▶ _REQUIRED TASK_: Write out every line of the material exactly as it appears.

▶ _DATA LINES_:
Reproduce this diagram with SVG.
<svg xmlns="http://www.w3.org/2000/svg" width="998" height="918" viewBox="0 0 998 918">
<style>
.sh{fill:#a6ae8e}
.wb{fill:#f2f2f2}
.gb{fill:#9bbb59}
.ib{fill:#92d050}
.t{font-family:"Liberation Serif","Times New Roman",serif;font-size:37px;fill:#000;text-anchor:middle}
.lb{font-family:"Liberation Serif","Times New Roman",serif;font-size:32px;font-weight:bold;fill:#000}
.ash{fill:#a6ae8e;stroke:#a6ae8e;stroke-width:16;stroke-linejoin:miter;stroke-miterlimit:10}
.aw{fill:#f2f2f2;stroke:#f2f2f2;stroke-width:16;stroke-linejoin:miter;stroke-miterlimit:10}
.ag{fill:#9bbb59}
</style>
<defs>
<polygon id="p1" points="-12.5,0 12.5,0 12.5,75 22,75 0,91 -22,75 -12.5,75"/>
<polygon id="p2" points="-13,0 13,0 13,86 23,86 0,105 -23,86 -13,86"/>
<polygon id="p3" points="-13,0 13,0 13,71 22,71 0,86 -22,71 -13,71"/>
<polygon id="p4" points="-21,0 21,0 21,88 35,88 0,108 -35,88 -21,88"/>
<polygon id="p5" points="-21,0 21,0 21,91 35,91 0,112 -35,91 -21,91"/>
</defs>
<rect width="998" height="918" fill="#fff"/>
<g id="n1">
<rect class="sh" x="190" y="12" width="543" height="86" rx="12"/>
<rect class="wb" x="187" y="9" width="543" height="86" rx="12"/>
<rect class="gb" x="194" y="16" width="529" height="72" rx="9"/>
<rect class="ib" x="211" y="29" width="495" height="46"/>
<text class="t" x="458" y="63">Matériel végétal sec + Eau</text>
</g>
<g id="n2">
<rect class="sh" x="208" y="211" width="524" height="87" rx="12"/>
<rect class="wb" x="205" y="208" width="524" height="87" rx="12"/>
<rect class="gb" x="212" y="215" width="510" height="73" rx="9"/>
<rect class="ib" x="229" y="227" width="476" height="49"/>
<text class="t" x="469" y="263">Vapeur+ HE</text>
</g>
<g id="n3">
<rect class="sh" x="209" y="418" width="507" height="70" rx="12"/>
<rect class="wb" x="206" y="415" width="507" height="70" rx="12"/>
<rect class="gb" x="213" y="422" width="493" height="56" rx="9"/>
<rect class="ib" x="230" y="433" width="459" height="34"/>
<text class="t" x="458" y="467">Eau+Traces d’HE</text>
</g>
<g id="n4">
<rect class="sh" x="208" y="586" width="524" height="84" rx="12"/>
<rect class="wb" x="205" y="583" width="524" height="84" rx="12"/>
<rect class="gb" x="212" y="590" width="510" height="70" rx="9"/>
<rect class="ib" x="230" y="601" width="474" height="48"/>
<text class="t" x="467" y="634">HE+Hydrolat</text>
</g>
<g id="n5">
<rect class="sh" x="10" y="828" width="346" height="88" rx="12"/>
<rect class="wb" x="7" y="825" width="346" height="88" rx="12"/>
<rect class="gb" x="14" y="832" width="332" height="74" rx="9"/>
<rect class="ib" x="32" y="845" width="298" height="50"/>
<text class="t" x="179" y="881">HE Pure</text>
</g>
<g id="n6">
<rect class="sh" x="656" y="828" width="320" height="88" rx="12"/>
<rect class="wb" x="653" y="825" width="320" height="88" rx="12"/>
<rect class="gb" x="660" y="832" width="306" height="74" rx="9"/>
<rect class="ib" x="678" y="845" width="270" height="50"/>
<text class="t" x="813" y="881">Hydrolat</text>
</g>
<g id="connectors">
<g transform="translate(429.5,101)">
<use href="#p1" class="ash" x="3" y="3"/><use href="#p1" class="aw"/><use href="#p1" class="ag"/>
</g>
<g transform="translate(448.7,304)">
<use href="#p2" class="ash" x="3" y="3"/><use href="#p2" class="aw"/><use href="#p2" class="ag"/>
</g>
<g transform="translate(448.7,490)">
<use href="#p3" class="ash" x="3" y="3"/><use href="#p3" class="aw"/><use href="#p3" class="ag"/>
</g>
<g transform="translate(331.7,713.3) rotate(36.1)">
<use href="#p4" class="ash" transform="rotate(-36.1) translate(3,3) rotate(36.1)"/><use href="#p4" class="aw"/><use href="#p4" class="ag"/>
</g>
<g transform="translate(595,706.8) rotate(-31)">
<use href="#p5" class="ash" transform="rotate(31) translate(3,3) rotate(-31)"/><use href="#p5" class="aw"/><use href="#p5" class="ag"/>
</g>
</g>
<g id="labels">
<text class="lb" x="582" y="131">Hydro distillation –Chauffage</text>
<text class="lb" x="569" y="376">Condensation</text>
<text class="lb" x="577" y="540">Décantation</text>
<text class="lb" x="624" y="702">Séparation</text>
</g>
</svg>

▶ _EXPECTED OUTPUT_:
Reproduce this diagram with SVG.
<svg xmlns="http://www.w3.org/2000/svg" width="998" height="918" viewBox="0 0 998 918">
<style>
.sh{fill:#a6ae8e}
.wb{fill:#f2f2f2}
.gb{fill:#9bbb59}
.ib{fill:#92d050}
.t{font-family:"Liberation Serif","Times New Roman",serif;font-size:37px;fill:#000;text-anchor:middle}
.lb{font-family:"Liberation Serif","Times New Roman",serif;font-size:32px;font-weight:bold;fill:#000}
.ash{fill:#a6ae8e;stroke:#a6ae8e;stroke-width:16;stroke-linejoin:miter;stroke-miterlimit:10}
.aw{fill:#f2f2f2;stroke:#f2f2f2;stroke-width:16;stroke-linejoin:miter;stroke-miterlimit:10}
.ag{fill:#9bbb59}
</style>
<defs>
<polygon id="p1" points="-12.5,0 12.5,0 12.5,75 22,75 0,91 -22,75 -12.5,75"/>
<polygon id="p2" points="-13,0 13,0 13,86 23,86 0,105 -23,86 -13,86"/>
<polygon id="p3" points="-13,0 13,0 13,71 22,71 0,86 -22,71 -13,71"/>
<polygon id="p4" points="-21,0 21,0 21,88 35,88 0,108 -35,88 -21,88"/>
<polygon id="p5" points="-21,0 21,0 21,91 35,91 0,112 -35,91 -21,91"/>
</defs>
<rect width="998" height="918" fill="#fff"/>
<g id="n1">
<rect class="sh" x="190" y="12" width="543" height="86" rx="12"/>
<rect class="wb" x="187" y="9" width="543" height="86" rx="12"/>
<rect class="gb" x="194" y="16" width="529" height="72" rx="9"/>
<rect class="ib" x="211" y="29" width="495" height="46"/>
<text class="t" x="458" y="63">Matériel végétal sec + Eau</text>
</g>
<g id="n2">
<rect class="sh" x="208" y="211" width="524" height="87" rx="12"/>
<rect class="wb" x="205" y="208" width="524" height="87" rx="12"/>
<rect class="gb" x="212" y="215" width="510" height="73" rx="9"/>
<rect class="ib" x="229" y="227" width="476" height="49"/>
<text class="t" x="469" y="263">Vapeur+ HE</text>
</g>
<g id="n3">
<rect class="sh" x="209" y="418" width="507" height="70" rx="12"/>
<rect class="wb" x="206" y="415" width="507" height="70" rx="12"/>
<rect class="gb" x="213" y="422" width="493" height="56" rx="9"/>
<rect class="ib" x="230" y="433" width="459" height="34"/>
<text class="t" x="458" y="467">Eau+Traces d’HE</text>
</g>
<g id="n4">
<rect class="sh" x="208" y="586" width="524" height="84" rx="12"/>
<rect class="wb" x="205" y="583" width="524" height="84" rx="12"/>
<rect class="gb" x="212" y="590" width="510" height="70" rx="9"/>
<rect class="ib" x="230" y="601" width="474" height="48"/>
<text class="t" x="467" y="634">HE+Hydrolat</text>
</g>
<g id="n5">
<rect class="sh" x="10" y="828" width="346" height="88" rx="12"/>
<rect class="wb" x="7" y="825" width="346" height="88" rx="12"/>
<rect class="gb" x="14" y="832" width="332" height="74" rx="9"/>
<rect class="ib" x="32" y="845" width="298" height="50"/>
<text class="t" x="179" y="881">HE Pure</text>
</g>
<g id="n6">
<rect class="sh" x="656" y="828" width="320" height="88" rx="12"/>
<rect class="wb" x="653" y="825" width="320" height="88" rx="12"/>
<rect class="gb" x="660" y="832" width="306" height="74" rx="9"/>
<rect class="ib" x="678" y="845" width="270" height="50"/>
<text class="t" x="813" y="881">Hydrolat</text>
</g>
<g id="connectors">
<g transform="translate(429.5,101)">
<use href="#p1" class="ash" x="3" y="3"/><use href="#p1" class="aw"/><use href="#p1" class="ag"/>
</g>
<g transform="translate(448.7,304)">
<use href="#p2" class="ash" x="3" y="3"/><use href="#p2" class="aw"/><use href="#p2" class="ag"/>
</g>
<g transform="translate(448.7,490)">
<use href="#p3" class="ash" x="3" y="3"/><use href="#p3" class="aw"/><use href="#p3" class="ag"/>
</g>
<g transform="translate(331.7,713.3) rotate(36.1)">
<use href="#p4" class="ash" transform="rotate(-36.1) translate(3,3) rotate(36.1)"/><use href="#p4" class="aw"/><use href="#p4" class="ag"/>
</g>
<g transform="translate(595,706.8) rotate(-31)">
<use href="#p5" class="ash" transform="rotate(31) translate(3,3) rotate(-31)"/><use href="#p5" class="aw"/><use href="#p5" class="ag"/>
</g>
</g>
<g id="labels">
<text class="lb" x="582" y="131">Hydro distillation –Chauffage</text>
<text class="lb" x="569" y="376">Condensation</text>
<text class="lb" x="577" y="540">Décantation</text>
<text class="lb" x="624" y="702">Séparation</text>
</g>
</svg>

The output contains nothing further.